The recent killing of a wolf by a coyote bounty hunter in Utah again raises the question of field identification.
Oregon, with several established wolf packs but without a statewide bounty on coyotes, nevertheless faces the same identification issues.
The Utah case hasn’t been settled, but Brett Prettyman, outdoor writer for the Salt Lake Tribune filed this story Monday and shared it through the region’s Outdoor News Group.
By Brett Prettyman
Most of the time, wolf researcher Dan MacNulty can tell the difference between the apex predators and coyotes.
In his work at Yellowstone National Park, MacNulty routinely has to correct bystanders confused by the wild canines.
“I can’t tell you how many times I’ve had people point and tell me to look at the wolf,” said MacNulty, an assistant professor of wildlife ecology at Utah State University. “I hate to rain on their parade and tell them it is a coyote.”
Telling the two animals apart — one protected by federal law, the other considered a varmint ripe for culling — can be difficult to the untrained eye, MacNulty says.
A coyote hunter who killed a 3-year-old female gray wolf Dec. 28 outside Beaver has said he couldn’t tell the difference.
More: http://www.oregonlive.com/sports/oregonian/bill_monroe/index.ssf/2015/01/post_146.html


I find it hard to agree with Mike Jimenez sentiment that the wolf in Utah shot by the coyote hunter is a positive sign of wolf recovery.
To me, its more a sign of have far humanity has to go.

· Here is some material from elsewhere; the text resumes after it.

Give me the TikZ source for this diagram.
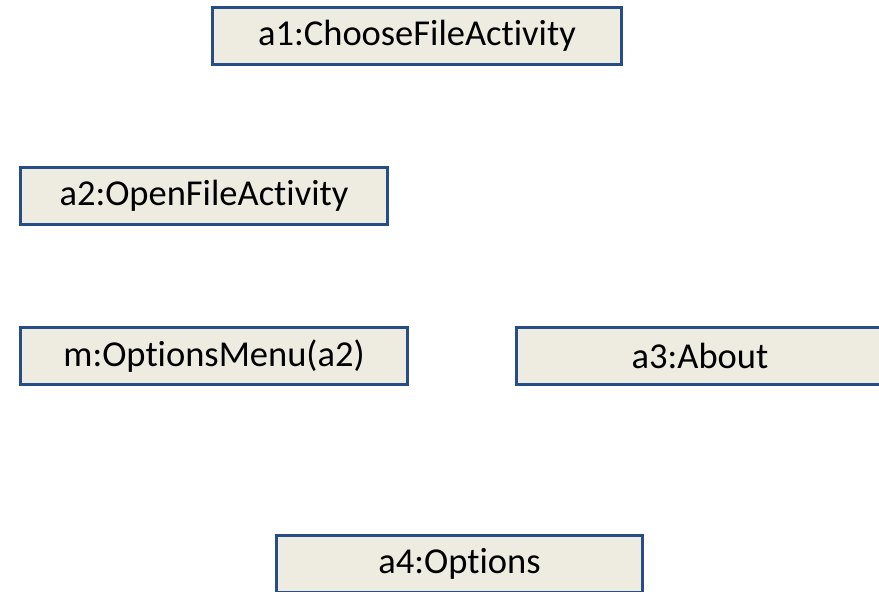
\documentclass[tikz,border=0pt]{standalone}
\usepackage{fontspec}
\setmainfont[Ligatures=CommonOff]{Carlito}
\definecolor{boxfill}{HTML}{EEECE1}
\definecolor{boxline}{RGB}{38,78,134}
\begin{document}
\begin{tikzpicture}[x=1pt,y=-1pt,
  objbox/.style={draw=boxline, fill=boxfill, line width=3pt, rectangle,
    inner sep=0pt, minimum height=57pt, font=\fontsize{36.5}{44}\selectfont}]
\useasboundingbox (0,0) rectangle (879,592);
\node[objbox, minimum width=409pt] (a1) at (417,36) {a1:ChooseFileActivity};
\node[objbox, minimum width=367pt] (a2) at (204,196) {a2:OpenFileActivity};
\node[objbox, minimum width=387pt] (m)  at (214,356) {m:OptionsMenu(a2)};
\node[objbox, minimum width=367pt] (a3) at (700,356) {a3:About};
\node[objbox, minimum width=366pt] (a4) at (459.5,564) {a4:Options};
\end{tikzpicture}
\end{document}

Call me naive, I never understood that we were recovering wolves just so they could be served up for target practice.
BTW I thought hunters were only supposed to shoot if they were positive of their target? The assault rifles they generally coyote hunt with are generally equipped with high powered scopes to assist with long range shooting. I can tell the difference between a coyote and a wolf. And from quite a distance.
So much for coyote hunters being experienced outdoorsmen.
These people give new meaning to the phrase trigger happy. It doesn’t look that difficult to tell the difference – Ears straight up? Check. More slender, smaller body? Check. Shorter, narrower muzzle? Check. Color? Check. And if you can’t verify your target, don’t shoot. It’s just that they don’t care which one they kill. It is just pure, unadulterated bullshit.
A dead wolf is a sign of recovery? Yeah, right. They may be trying to expand their territories, but they rarely make it. As long as we have F&W making excuses for these scumbags, wolves will never recover fully, and that is what the scumbags want. If it is so difficult to tell the difference, then don’t allow legal hunting of either one, and prosecute poaching of both. Now we know wolves have/are traversing Utah, so that excuse cannot be used anymore. I’m sure there is a endless supply of creative excuses, all except doing what is right I suppose.
Also, people with ‘untrained eyes’ shouldn’t be hunting and shooting. Because wolves were intentionally eradicated and removed from this country, visitors to Yellowstone most likely have never seen a wolf or possibly haven’t even seen a coyote. I haven’t seen a wolf, but the coyotes there you’d never mistake for a wolf. We expect more from a hunter (or someone who calls themselves a hunter because it implies at least minimal skills) or someone carrying a gun!!!!! But humans can do whatever they want, skilled or not.
There is no justification for hunting anything. The fact that coyote killing is still acceptable, even among some animal people, is unconscionable, and disturbing. Coyotes are wonderful animals, who deserve our respect and love, but they have been so maligned by the livestock and hunting industries, it is disgusting.
I talked once with Dick Randall (a former coyote and general wildlife killer with Federal Animal Damage Control, now renamed “Wildlife Services”) and he admitted that he had done such terrible things to coyotes, wolves, prairie dogs, ferrets, foxes, mountain lions, and others, he “had trouble sleeping at night.” Fortunately, he went on to be a defender of all wild animals, by exposing what this horrendously evil federal agency was (and still is) doing. His photographs of mountain lion heads, coyotes in traps, coyote pups burned to death, are commonly seen on blogs and in publications. Before he died several years ago, he said,”I can’t undo what I did, but I will never stop fighting against who I worked for, and exposing what they do.”
This is the state of wildlife “control” in this world. Most of it is done to appease rural animal agriculture, which has been a staunch enemy of native wild animals since the 1880’s–and it isn’t changing, unless we get rid of the livestock/hunting industry on public lands.
http://www.foranimals.org
What makes people go to these bizarre lengths to kill? Had trouble sleeping at night, it’s too bad conscience didn’t kick in at the time.
Wolf or coyote, doesn’t matter. Either way the people who kill them are sick in the head.